---- Data segment

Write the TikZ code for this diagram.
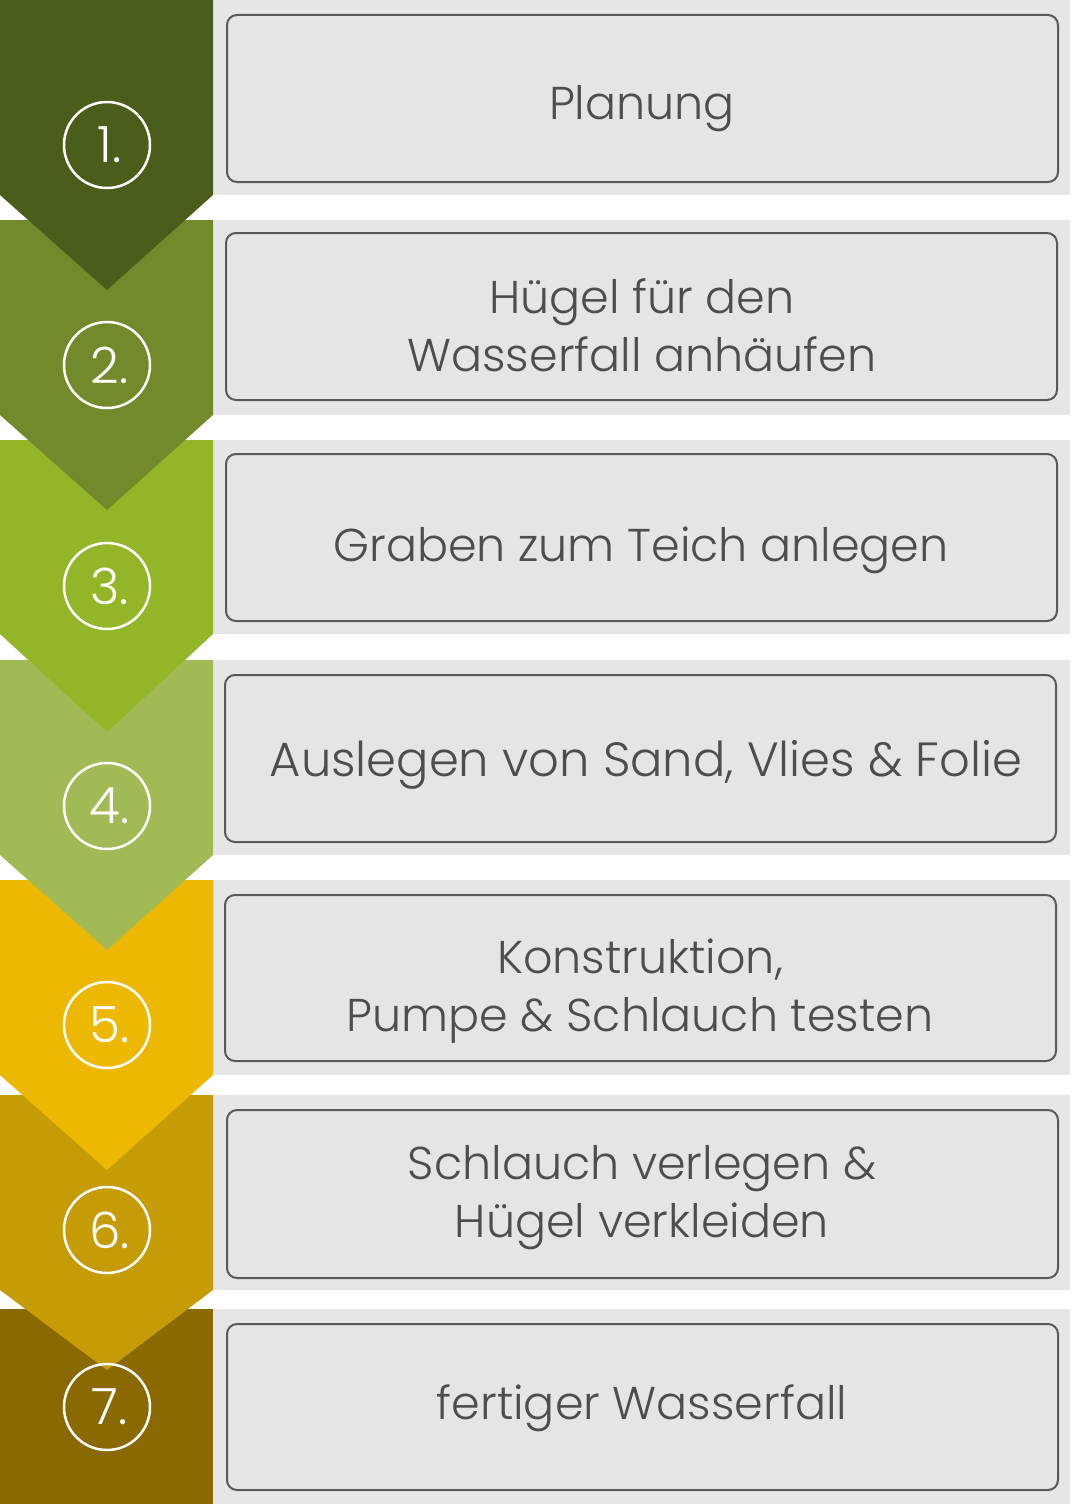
\documentclass[tikz,border=0pt]{standalone}
\usepackage{fontspec}
\setmainfont{Poppins}[UprightFont=* Light]
\begin{document}
\begin{tikzpicture}[x=1pt,y=-1pt,
  band/.style={fill=bandgray},
  stepbox/.style={draw=boxline, line width=2pt, fill=boxfill, rounded corners=10pt, inner sep=0pt},
  steptext/.style={text=txt, align=center, font=\fontsize{46}{58}\selectfont},
  numcirc/.style={circle, draw=white, line width=2.5pt, minimum size=86pt, inner sep=0pt, text=white, font=\fontsize{50}{50}\selectfont}
]
\definecolor{bandgray}{HTML}{E6E6E6}
\definecolor{boxfill}{HTML}{E5E5E5}
\definecolor{boxline}{HTML}{595959}
\definecolor{txt}{HTML}{4D4D4D}
\definecolor{cA}{HTML}{4B5D1B}
\definecolor{cB}{HTML}{728A2B}
\definecolor{cC}{HTML}{93B628}
\definecolor{cD}{HTML}{A2BA56}
\definecolor{cE}{HTML}{EDB802}
\definecolor{cF}{HTML}{C59B06}
\definecolor{cG}{HTML}{8A6A00}
\useasboundingbox (0,0) rectangle (1071,1504);
\fill[white] (0,0) rectangle (1071,1504);
% gray bands
\foreach \t/\b in {0/195,220/415,440/634,660/855,880/1075,1095/1290,1309/1504}
  \fill[band] (213,\t) rectangle (1070,\b);
% chevrons, bottom first
\fill[cG] (0,1309) rectangle (213,1504);
\fill[cF] (0,1095) -- (213,1095) -- (213,1290) -- (107,1370) -- (0,1290) -- cycle;
\fill[cE] (0,880) -- (213,880) -- (213,1075) -- (107,1170) -- (0,1075) -- cycle;
\fill[cD] (0,660) -- (213,660) -- (213,855) -- (107,950) -- (0,855) -- cycle;
\fill[cC] (0,440) -- (213,440) -- (213,634) -- (107,732) -- (0,634) -- cycle;
\fill[cB] (0,220) -- (213,220) -- (213,415) -- (107,510) -- (0,415) -- cycle;
\fill[cA] (0,0) -- (213,0) -- (213,195) -- (107,290) -- (0,195) -- cycle;
% number circles
\node[numcirc] (c1) at (107,145) {\hspace*{5pt}1.};
\node[numcirc] (c2) at (107,365) {\hspace*{5pt}2.};
\node[numcirc] (c3) at (107,586) {\hspace*{5pt}3.};
\node[numcirc] (c4) at (107,806) {\hspace*{5pt}4.};
\node[numcirc] (c5) at (107,1025) {\hspace*{5pt}5.};
\node[numcirc] (c6) at (107,1230) {\hspace*{5pt}6.};
\node[numcirc] (c7) at (107,1407) {\hspace*{5pt}7.};
% step boxes
\node[stepbox, minimum width=831pt, minimum height=167pt] (b1) at (642.5,98.5) {};
\node[stepbox, minimum width=831pt, minimum height=167pt] (b2) at (641.5,316.5) {};
\node[stepbox, minimum width=831pt, minimum height=167pt] (b3) at (641.5,537.5) {};
\node[stepbox, minimum width=831pt, minimum height=167pt] (b4) at (640.5,758.5) {};
\node[stepbox, minimum width=831pt, minimum height=166pt] (b5) at (640.5,978) {};
\node[stepbox, minimum width=831pt, minimum height=168pt] (b6) at (642.5,1194) {};
\node[stepbox, minimum width=831pt, minimum height=166pt] (b7) at (642.5,1407) {};
% texts
\node[steptext] (t1) at (642,109) {Planung};
\node[steptext] (t2) at (642,325) {Hügel für den\\Wasserfall anhäufen};
\node[steptext] (t3) at (641,550) {Graben zum Teich anlegen};
\node[steptext, font=\fontsize{48}{58}\selectfont] (t4) at (646,765) {Auslegen von Sand, Vlies \& Folie};
\node[steptext] (t5) at (640,991) {Konstruktion,\\Pumpe \& Schlauch testen};
\node[steptext] (t6) at (642,1198) {Schlauch verlegen \&\\Hügel verkleiden};
\node[steptext] (t7) at (642,1408) {fertiger Wasserfall};
\end{tikzpicture}
\end{document}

--------

* **Short exercise**
Pictures in the data above should not be copied; transcribe everything else exactly.

* **Worked answer**
Write the TikZ code for this diagram.
\documentclass[tikz,border=0pt]{standalone}
\usepackage{fontspec}
\setmainfont{Poppins}[UprightFont=* Light]
\begin{document}
\begin{tikzpicture}[x=1pt,y=-1pt,
  band/.style={fill=bandgray},
  stepbox/.style={draw=boxline, line width=2pt, fill=boxfill, rounded corners=10pt, inner sep=0pt},
  steptext/.style={text=txt, align=center, font=\fontsize{46}{58}\selectfont},
  numcirc/.style={circle, draw=white, line width=2.5pt, minimum size=86pt, inner sep=0pt, text=white, font=\fontsize{50}{50}\selectfont}
]
\definecolor{bandgray}{HTML}{E6E6E6}
\definecolor{boxfill}{HTML}{E5E5E5}
\definecolor{boxline}{HTML}{595959}
\definecolor{txt}{HTML}{4D4D4D}
\definecolor{cA}{HTML}{4B5D1B}
\definecolor{cB}{HTML}{728A2B}
\definecolor{cC}{HTML}{93B628}
\definecolor{cD}{HTML}{A2BA56}
\definecolor{cE}{HTML}{EDB802}
\definecolor{cF}{HTML}{C59B06}
\definecolor{cG}{HTML}{8A6A00}
\useasboundingbox (0,0) rectangle (1071,1504);
\fill[white] (0,0) rectangle (1071,1504);
% gray bands
\foreach \t/\b in {0/195,220/415,440/634,660/855,880/1075,1095/1290,1309/1504}
  \fill[band] (213,\t) rectangle (1070,\b);
% chevrons, bottom first
\fill[cG] (0,1309) rectangle (213,1504);
\fill[cF] (0,1095) -- (213,1095) -- (213,1290) -- (107,1370) -- (0,1290) -- cycle;
\fill[cE] (0,880) -- (213,880) -- (213,1075) -- (107,1170) -- (0,1075) -- cycle;
\fill[cD] (0,660) -- (213,660) -- (213,855) -- (107,950) -- (0,855) -- cycle;
\fill[cC] (0,440) -- (213,440) -- (213,634) -- (107,732) -- (0,634) -- cycle;
\fill[cB] (0,220) -- (213,220) -- (213,415) -- (107,510) -- (0,415) -- cycle;
\fill[cA] (0,0) -- (213,0) -- (213,195) -- (107,290) -- (0,195) -- cycle;
% number circles
\node[numcirc] (c1) at (107,145) {\hspace*{5pt}1.};
\node[numcirc] (c2) at (107,365) {\hspace*{5pt}2.};
\node[numcirc] (c3) at (107,586) {\hspace*{5pt}3.};
\node[numcirc] (c4) at (107,806) {\hspace*{5pt}4.};
\node[numcirc] (c5) at (107,1025) {\hspace*{5pt}5.};
\node[numcirc] (c6) at (107,1230) {\hspace*{5pt}6.};
\node[numcirc] (c7) at (107,1407) {\hspace*{5pt}7.};
% step boxes
\node[stepbox, minimum width=831pt, minimum height=167pt] (b1) at (642.5,98.5) {};
\node[stepbox, minimum width=831pt, minimum height=167pt] (b2) at (641.5,316.5) {};
\node[stepbox, minimum width=831pt, minimum height=167pt] (b3) at (641.5,537.5) {};
\node[stepbox, minimum width=831pt, minimum height=167pt] (b4) at (640.5,758.5) {};
\node[stepbox, minimum width=831pt, minimum height=166pt] (b5) at (640.5,978) {};
\node[stepbox, minimum width=831pt, minimum height=168pt] (b6) at (642.5,1194) {};
\node[stepbox, minimum width=831pt, minimum height=166pt] (b7) at (642.5,1407) {};
% texts
\node[steptext] (t1) at (642,109) {Planung};
\node[steptext] (t2) at (642,325) {Hügel für den\\Wasserfall anhäufen};
\node[steptext] (t3) at (641,550) {Graben zum Teich anlegen};
\node[steptext, font=\fontsize{48}{58}\selectfont] (t4) at (646,765) {Auslegen von Sand, Vlies \& Folie};
\node[steptext] (t5) at (640,991) {Konstruktion,\\Pumpe \& Schlauch testen};
\node[steptext] (t6) at (642,1198) {Schlauch verlegen \&\\Hügel verkleiden};
\node[steptext] (t7) at (642,1408) {fertiger Wasserfall};
\end{tikzpicture}
\end{document}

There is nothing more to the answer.